'SparkSession' object has no attribute 

2019-08-19 21:55发布

问题:

I am using Apache spark in batch mode. I have set up an entire pipeline that transforms text into TFIDF vectors and then predicts a boolean class using Logistic regression:

# Chain previously created feature transformers, indexers and regression in a Pipeline
pipeline = Pipeline(stages=[tokenizer, hashingTF, idf, 
                        labelIndexer, featureIndexer, lr])
#Fit the full model to the training data
model = pipeline.fit(trainingData)

#Predict test data 
predictions = model.transform(testData)

I can examine predictions, which is a spark dataframe, and it is what I expect it to be. Next, I want to see a confusion matrix, so I convert the scores and labels to a RDD and pass that to BinaryClassificationMetrics():

predictionAndLabels = predictions.select('prediction','label').rdd

Finally, I pass that to the BinaryClassificationMetrics:

metrics = BinaryClassificationMetrics(predictionAndLabels) #this errors out

Here's the error:

AttributeError: 'SparkSession' object has no attribute 'serializer'

This error is not helpful and searching for it raises a broad spectrum of issues. the only thing I've found that seems similar is this post which has no answers: How to resolve error "AttributeError: 'SparkSession' object has no attribute 'serializer'?

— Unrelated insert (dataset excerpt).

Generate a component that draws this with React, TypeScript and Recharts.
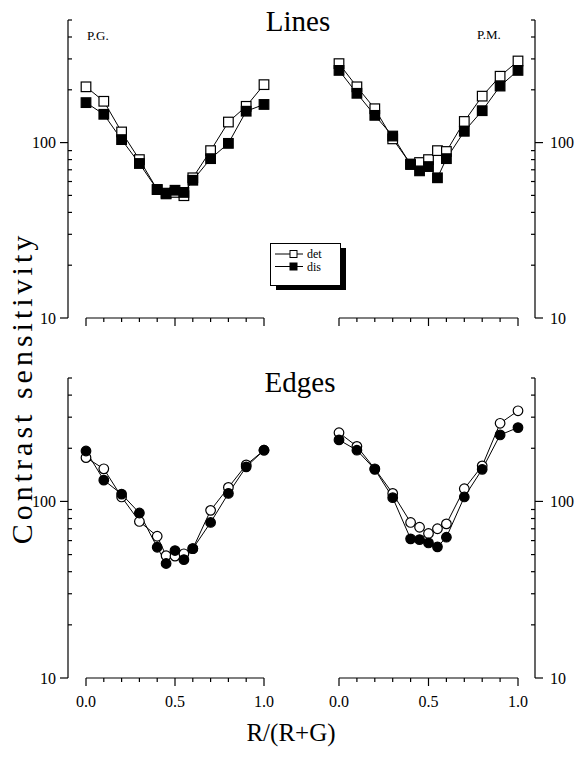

Any assistance is appreciated!

回答1:

For prosperity's sake, here's what I did to fix this. When I initiate the Spark Session and the SQL context, I was doing this, which is not right:

sc = SparkSession.builder.appName('App Name').master("local[*]").getOrCreate()
sqlContext = SQLContext(sc)

This problem was resolved by doing this instead:

sc = SparkSession.builder.appName('App Name').master("local[*]").getOrCreate()
sqlContext = SQLContext(sparkContext=sc.sparkContext, sparkSession=sc)

I'm not sure why that needed to be explicit, and would welcome clarification from the community if someone knows.